## INPUT ROWS

_ _ _ _

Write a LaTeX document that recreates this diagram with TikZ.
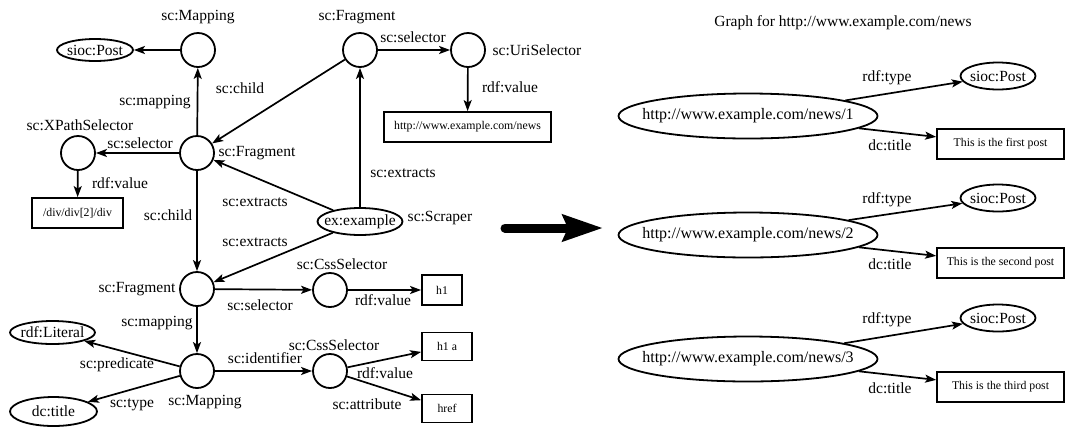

_ _ _ _

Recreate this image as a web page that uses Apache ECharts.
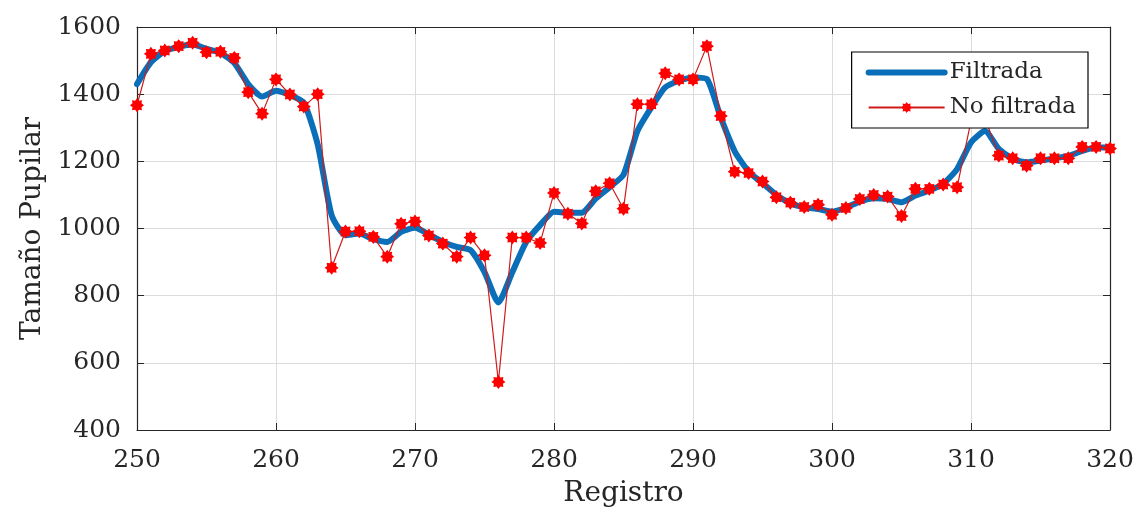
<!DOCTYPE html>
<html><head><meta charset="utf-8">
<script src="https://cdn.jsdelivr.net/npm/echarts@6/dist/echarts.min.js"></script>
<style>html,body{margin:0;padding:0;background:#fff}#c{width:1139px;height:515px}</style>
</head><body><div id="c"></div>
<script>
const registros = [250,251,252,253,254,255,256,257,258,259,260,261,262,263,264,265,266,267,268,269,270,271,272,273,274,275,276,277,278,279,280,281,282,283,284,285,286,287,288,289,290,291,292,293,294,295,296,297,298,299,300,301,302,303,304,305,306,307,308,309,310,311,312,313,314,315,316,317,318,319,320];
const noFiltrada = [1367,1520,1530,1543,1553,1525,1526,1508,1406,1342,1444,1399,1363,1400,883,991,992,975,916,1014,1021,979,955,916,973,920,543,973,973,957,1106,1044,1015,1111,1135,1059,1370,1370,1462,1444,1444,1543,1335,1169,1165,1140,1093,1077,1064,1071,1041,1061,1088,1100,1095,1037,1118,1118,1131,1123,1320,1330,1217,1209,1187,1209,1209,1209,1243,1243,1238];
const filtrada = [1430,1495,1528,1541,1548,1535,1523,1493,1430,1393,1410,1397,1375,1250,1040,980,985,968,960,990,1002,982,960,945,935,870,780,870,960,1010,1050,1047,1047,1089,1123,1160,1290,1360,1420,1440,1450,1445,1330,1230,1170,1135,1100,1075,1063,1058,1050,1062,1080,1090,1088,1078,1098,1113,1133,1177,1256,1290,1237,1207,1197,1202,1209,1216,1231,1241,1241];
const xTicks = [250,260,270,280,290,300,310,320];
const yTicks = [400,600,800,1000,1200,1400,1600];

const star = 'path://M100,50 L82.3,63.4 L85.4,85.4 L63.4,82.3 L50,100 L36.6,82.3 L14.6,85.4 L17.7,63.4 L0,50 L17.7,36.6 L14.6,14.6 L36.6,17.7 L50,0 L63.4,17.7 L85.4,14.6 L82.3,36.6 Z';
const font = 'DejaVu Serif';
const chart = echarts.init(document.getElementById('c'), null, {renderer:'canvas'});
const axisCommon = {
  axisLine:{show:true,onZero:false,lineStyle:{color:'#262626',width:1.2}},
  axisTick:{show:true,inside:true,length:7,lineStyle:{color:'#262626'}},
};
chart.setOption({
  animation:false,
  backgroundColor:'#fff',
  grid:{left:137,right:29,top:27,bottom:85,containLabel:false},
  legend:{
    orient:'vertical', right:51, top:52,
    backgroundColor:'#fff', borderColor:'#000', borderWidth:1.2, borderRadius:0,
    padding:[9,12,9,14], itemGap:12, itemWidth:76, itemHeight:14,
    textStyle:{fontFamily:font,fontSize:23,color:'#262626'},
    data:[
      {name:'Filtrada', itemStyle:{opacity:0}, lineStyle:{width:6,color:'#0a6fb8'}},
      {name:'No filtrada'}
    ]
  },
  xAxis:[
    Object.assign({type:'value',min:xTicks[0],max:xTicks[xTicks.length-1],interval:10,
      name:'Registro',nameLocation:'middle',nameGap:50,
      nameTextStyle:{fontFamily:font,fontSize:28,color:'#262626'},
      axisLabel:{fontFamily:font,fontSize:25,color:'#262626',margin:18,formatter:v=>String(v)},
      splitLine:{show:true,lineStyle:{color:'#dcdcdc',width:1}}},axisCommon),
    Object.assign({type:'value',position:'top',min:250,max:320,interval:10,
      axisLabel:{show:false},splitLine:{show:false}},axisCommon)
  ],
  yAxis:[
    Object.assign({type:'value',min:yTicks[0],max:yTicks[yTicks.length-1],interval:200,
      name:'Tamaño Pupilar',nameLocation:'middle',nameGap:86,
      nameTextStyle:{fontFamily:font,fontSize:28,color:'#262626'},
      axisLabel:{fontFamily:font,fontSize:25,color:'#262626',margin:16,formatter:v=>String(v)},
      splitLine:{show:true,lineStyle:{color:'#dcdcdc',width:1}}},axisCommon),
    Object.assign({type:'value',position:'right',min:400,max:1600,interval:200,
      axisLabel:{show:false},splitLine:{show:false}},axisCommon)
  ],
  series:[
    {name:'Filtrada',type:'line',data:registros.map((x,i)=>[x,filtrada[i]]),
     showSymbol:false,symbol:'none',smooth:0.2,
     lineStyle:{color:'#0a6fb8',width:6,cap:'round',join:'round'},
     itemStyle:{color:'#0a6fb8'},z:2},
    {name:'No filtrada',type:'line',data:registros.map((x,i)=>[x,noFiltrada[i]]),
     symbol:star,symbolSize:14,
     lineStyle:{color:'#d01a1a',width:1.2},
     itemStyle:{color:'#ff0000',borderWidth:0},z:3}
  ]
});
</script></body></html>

_ _ _ _

## INSTRUCTION
From the data above, gather every line that includes the word "this".

## ANSWER TO THE PROBLEM
Write a LaTeX document that recreates this diagram with TikZ.
Recreate this image as a web page that uses Apache ECharts.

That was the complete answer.